To address this vacuum, the researchers of the study published in the JAMA Network Open looked into whether certain cognitive areas in childhood had a distinguishing relationship with particular psychopathological symptoms in young individuals. 

Given that executive function is one of the most frequently observed deficits among individuals with schizophrenia throughout various stages of the disease, they hypothesized that working memory and inhibition would be associated with psychotic experiences. That attention would be associated with depression, BPD, and hypomania.

The study was the first to look at specific relationships between cognitive deficiencies in childhood and several psychopathological disorders in young individuals over a prolonged period of time.

The researchers studied data from the first UK cohort of 13,988 people born between April 1991 and December 1992. Based on their data, the team identified several significant and precise connections between early cognitive impairments and later mental health disorders, including:

  • The onset of depression at age 17–18 and borderline personality disorder (BPD) symptoms at age 11–12 are preceded by deficits in sustained attention in eight-year-olds;
  • Inhibition problems in eight-year-olds were linked to psychotic events in 17–18-year-olds; and
  • Deficits in working memory at age 10 were linked to hypomania at ages 22–23.

It is consistent with similar deficiencies in adult BPD patients connected to challenges adhering to treatment plans; deficits in sustained attention at age eight are associated with BPD symptoms at age eleven or twelve. Previous research also points to a strong correlation between childhood Attention Deficit Hyperactivity Disorder (ADHD) symptoms and adult BPD, suggesting that ADHD may serve as a risk factor for BPD.

The findings also support the idea that early lack of inhibition precedes later psychotic experiences because a deficiency in inhibitory control characterizes schizophrenia and other psychotic diseases.

When they looked for co-occurring psychopathological problems, the correlation between working memory deficiencies in childhood and hypomania in young adults vanished, indicating that more research is required.

These findings imply that diverse psychopathological symptoms in young adults are related to particular cognitive deficiencies in childhood. These findings also raise the possibility of using early cognitive therapies in childhood to alter or lessen the likelihood of developing later psychopathological symptoms.
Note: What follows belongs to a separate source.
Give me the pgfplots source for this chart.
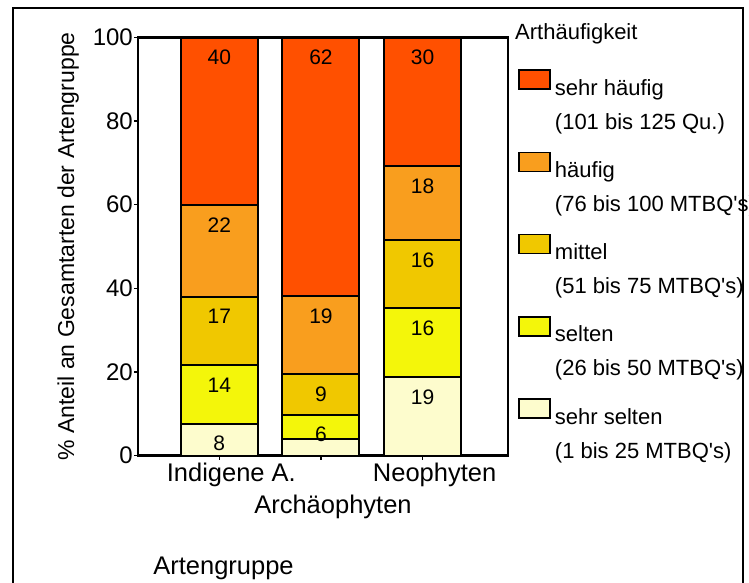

The study’s findings are particularly relevant because at least 10% of children and adolescents worldwide have a mental condition, which places a heavy strain on the global health system. 75% of adult mental problems have their beginnings in childhood or adolescence.

Furthermore, bipolar disorder, depression, and psychosis frequently start in adolescence and last into young adulthood; these conditions may be connected to abnormalities in adolescent development brought on by behavioral, biological, or environmental factors.

Determining which risk factors precede these illnesses and how they relate to the key characteristics of mental disorders like psychosis and mood disorders is vital for studying the genesis of mental disorders at these early stages. Additionally, psychiatric diseases frequently involve cognitive deficiencies, ranging from impaired language and social cognition to decreased attention and working memory. They drastically reduce the quality of life and may even exist before serious mental illnesses by several years.

Thanks to studies like these, we can comprehend the connection between cognitive impairments in childhood and the development of mental health concerns later in life. We are one step closer to developing efficient interventions that could lessen their influence on a person’s life.

Journal Reference

Morales-Muñoz, I., Upthegrove, R., Mallikarjun, P. K., Broome, M. R., & Marwaha, S. (2021). Longitudinal associations between cognitive deficits in childhood and psychopathological symptoms in adolescence and young adulthood. JAMA Network Open, 4(4).